As for the Marshalls only 680 Japanese were in Jaluit by 1940, but still they made a tremendous impact on the culture and people. Schools were established and people learned Japanese. Today only a few of the oldest people still speak Japanese fluently. Although Japanese control began with the military, in 1922 it was mandated and civilian control established under the League of Nations. Until 1935, when they withdrew from the League of Nations, Japan governed Micronesia under the mandated agreement. During this time, in the Marshalls, copra production greatly increased through intensive programs and subsidies given to the people to plant more coconut trees. The Japanese organized the transportation of copra, and the supply of goods was fairly regular and profitable for all.

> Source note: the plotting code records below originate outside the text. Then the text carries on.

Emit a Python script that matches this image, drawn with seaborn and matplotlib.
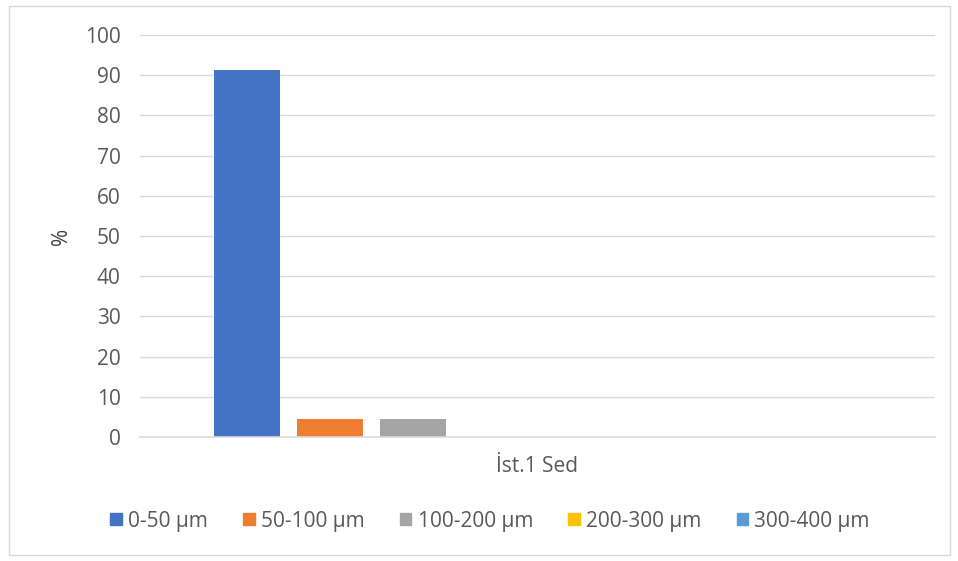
import matplotlib
matplotlib.use("Agg")
import matplotlib.pyplot as plt
import seaborn as sns
import pandas as pd
from matplotlib.patches import Rectangle

# data
category = ["İst.1 Sed"]
size_classes = ["0-50 µm", "50-100 µm", "100-200 µm", "200-300 µm", "300-400 µm",
                "s6", "s7", "s8"]  # last three are empty series in the source chart
percent = [91.2, 4.4, 4.4, 0.0, 0.0, 0.0, 0.0, 0.0]
colors = ["#4472C4", "#ED7D31", "#A5A5A5", "#FFC000", "#5B9BD5",
          "#70AD47", "#264478", "#9E480E"]
legend_n = 5

df = pd.DataFrame({"cat": category * len(size_classes),
                   "cls": size_classes,
                   "val": percent})

sns.set_style("white")
plt.rcParams["font.family"] = ["Open Sans", "DejaVu Sans"]
fs = 15

fig = plt.figure(figsize=(9.58, 5.61), dpi=100)
ax = fig.add_axes([140 / 958, 1 - 437 / 561, 795 / 958, 402 / 561])

sns.barplot(data=df, x="cat", y="val", hue="cls", hue_order=size_classes,
            palette=colors, width=0.835, gap=0.205, linewidth=0,
            saturation=1, ax=ax, legend=False)

ax.set_xlim(-0.5, 0.5)
ax.set_ylim(0, 100)
ax.set_yticks(range(0, 101, 10))
ax.yaxis.grid(True, color="#D9D9D9", linewidth=1)
ax.set_axisbelow(True)
for s in ["top", "right", "left"]:
    ax.spines[s].set_visible(False)
ax.spines["bottom"].set_color("#D9D9D9")
ax.spines["bottom"].set_linewidth(1.2)
ax.tick_params(axis="y", length=0, pad=14, labelsize=fs, labelcolor="#595959")
ax.tick_params(axis="x", length=0, pad=14, labelsize=fs, labelcolor="#595959")
ax.set_xlabel("")
ax.set_ylabel("%", fontsize=fs, color="#404040", labelpad=9)

handles = [Rectangle((0, 0), 1, 1, color=c) for c in colors[:legend_n]]
fig.legend(handles, size_classes[:legend_n], loc="center",
           bbox_to_anchor=(490 / 958, 1 - 521 / 561), ncol=legend_n,
           frameon=False, fontsize=fs, labelcolor="#595959",
           handlelength=0.55, handleheight=0.55, handletextpad=0.3,
           columnspacing=1.7)

fig.patches.append(Rectangle((9 / 958, 1 - 555 / 561), 941 / 958, 549 / 561,
                             transform=fig.transFigure, fill=False,
                             edgecolor="#D9D9D9", linewidth=1))

fig.savefig("out.png", dpi=100, facecolor="white")
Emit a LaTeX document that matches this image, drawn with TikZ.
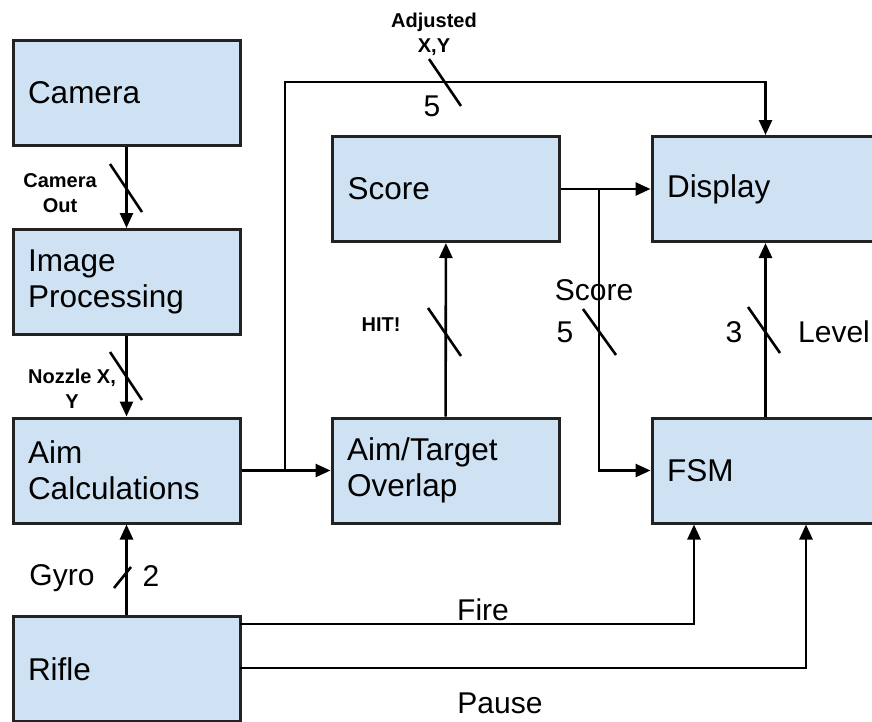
\documentclass[tikz,border=0pt]{standalone}
\usepackage{fontspec}
\setmainfont{Liberation Sans}
\usepackage{xcolor}
\usepackage{tikz}
\usetikzlibrary{arrows.meta}

\definecolor{boxfill}{HTML}{CFE2F3}
\definecolor{boxline}{HTML}{222222}

\tikzset{
    block/.style={rectangle,draw=boxline,fill=boxfill,line width=3pt,
        minimum width=227pt,minimum height=105pt,text width=197pt,
        inner xsep=15pt,align=left,font=\fontsize{31.5}{36}\selectfont},
    sig/.style={line width=2.6pt,-{Triangle[length=15pt,width=13pt]}},
    tick/.style={line width=2.6pt},
    lbl/.style={font=\fontsize{30}{34}\selectfont,inner sep=0pt},
    tag/.style={font=\bfseries\fontsize{20}{25}\selectfont,align=center,inner sep=0pt}
}

\begin{document}
\begin{tikzpicture}[x=1pt,y=-1pt]
    \useasboundingbox (0,0) rectangle (872,721);
    \clip (0,0) rectangle (872,721);

    % blocks
    \node[block] (cam) at (126.5,92.5) {Camera};
    \node[block] (imgp) at (126.5,282) {Image\\Processing};
    \node[block] (aim) at (126.5,470.5) {Aim\\Calculations};
    \node[block] (rifle) at (126.5,669) {Rifle};
    \node[block] (score) at (446,189) {Score};
    \node[block] (ovl) at (445.5,470.5) {Aim/Target\\Overlap};
    \node[block] (disp) at (765.5,189) {Display};
    \node[block] (fsm) at (765.5,470.5) {FSM};

    % connectors
    \draw[sig] (cam) -- (imgp);
    \draw[sig] (imgp) -- (aim);
    \draw[sig] (rifle) -- (aim);
    \draw[sig] (aim) -- (ovl);
    \coordinate (adjtap) at (285,470);
    \coordinate (adjtop) at (285,82);
    \draw[sig] (adjtap) -- (adjtop) -| (disp.north);
    \draw[sig] (ovl) -- (score);
    \draw[sig] (score) -- (disp);
    \coordinate (sctap) at (599,189);
    \draw[sig] (sctap) |- (fsm.west);
    \draw[sig] (fsm) -- (disp);
    \coordinate (firestart) at (240,624);
    \coordinate (pausestart) at (240,668);
    \draw[sig] (firestart) -| ([xshift=-71.5pt]fsm.south);
    \draw[sig] (pausestart) -| ([xshift=40.5pt]fsm.south);

    % bus slashes
    \draw[tick] (110,164) -- (142,212);
    \draw[tick] (110,352) -- (142,400);
    \draw[tick] (429,59) -- (461,106);
    \draw[tick] (428,308) -- (461,356);
    \draw[tick] (583,309) -- (616,355);
    \draw[tick] (748,307) -- (780,353);
    \draw[tick] (114,588) -- (131,567);

    % labels
    \node[tag] (camout) at (60,193) {Camera\\Out};
    \node[tag] (nozxy) at (72,389) {Nozzle X,\\Y};
    \node[tag] (adjxy) at (434,34) {Adjusted\\X,Y};
    \node[lbl] (adjw) at (432,106) {5};
    \node[tag] (hit) at (381,325) {HIT!};
    \node[lbl] (scorel) at (594,290) {Score};
    \node[lbl] (scorew) at (565,332) {5};
    \node[lbl] (levw) at (734,332) {3};
    \node[lbl] (levl) at (834,332) {Level};
    \node[lbl] (gyrol) at (62,578) {Gyro};
    \node[lbl] (gyrow) at (151,576) {2};
    \node[lbl] (firel) at (483,610) {Fire};
    \node[lbl] (pausel) at (500,703) {Pause};
\end{tikzpicture}
\end{document}
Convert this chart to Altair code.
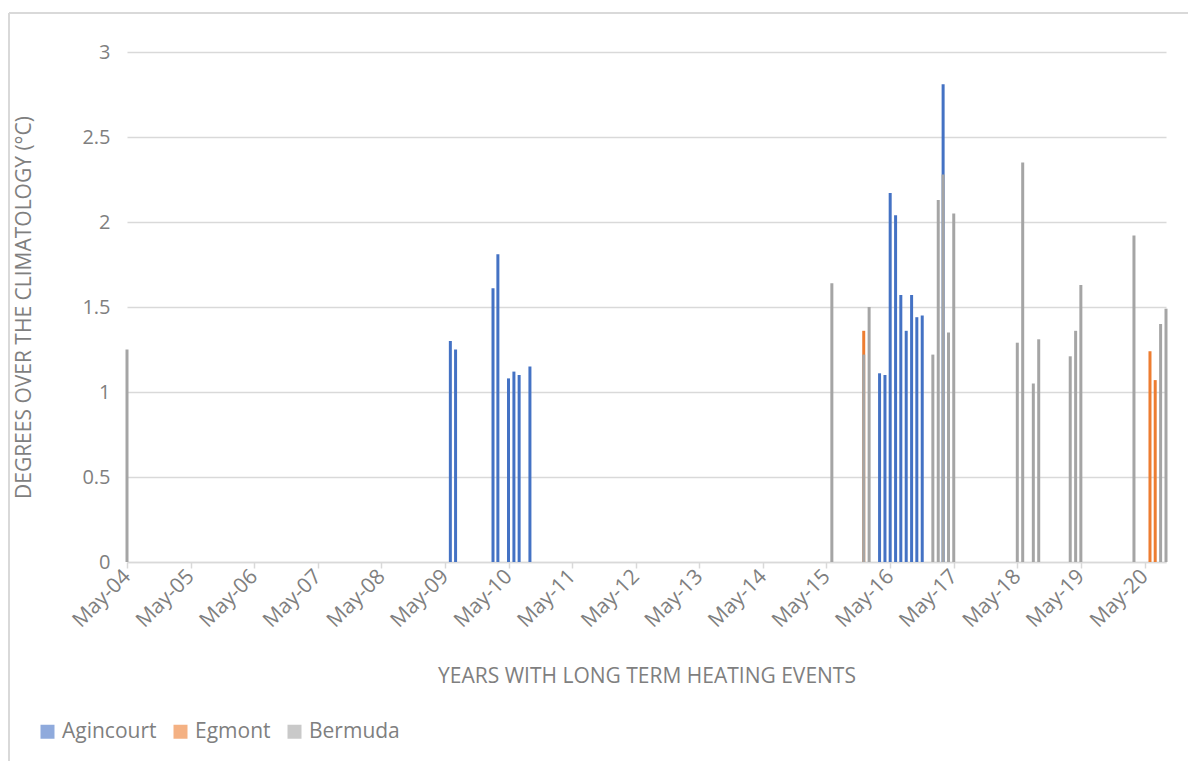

Also the production of hand-crafts was greatly encouraged and made profitable. Often the older Marshallese will say this was the good time for all, because there were regular field trip ships, a fair amount of money, and supplies to buy. One of the biggest influences made by the Japanese was the introduction of rice to the diet, to the point where it is the preferred food by most Marshallese today!

Canon Vestiges from WWII - Maloelap Atoll
Canon Vestiges from WWII – Maloelap – Photographer: Cody Avilla

After 1935, the Japanese began to fortify the islands of Micronesia and this eventually lead to the U.S. invasion of the Marshall Islands on Kwajalein Atoll on the last few days of January 1944. From Kwajalein the U.S. forces moved to Enewetak which was captured February 17-19, 1944. From there the U.S. forces moved throughout the Marshalls and Micronesia capturing the islands from the Japanese. Since this time, the U.S. government has been the dominant foreign power in Micronesia which includes the Mariana Islands, Caroline Islands (Palau, Chuuk, Pohnpei, Kosrae) and the Marshall Islands. Military government was established on January 31, 1944 with the responsibility placed in the hands of the Commander in Chief of the U.S. Pacific Fleet and Pacific Ocean Areas and Admiral Chester Nimitz was designated as Military Governor of the Marshalls. From this point on numerous organizations and agencies were called on to assist with reconstruction in the islands. Environmental, economic, and anthropological surveys and studies were made to determine the situation on particular islands and Micronesia in general. In 1947 Micronesia was established as a strategic Trust under the U.N. Security Council, the only Trusteeship set up in this manner after WWII. It became known as the Trust of the Pacific Islands and was administered by the U.S. under the auspices of the United Nations.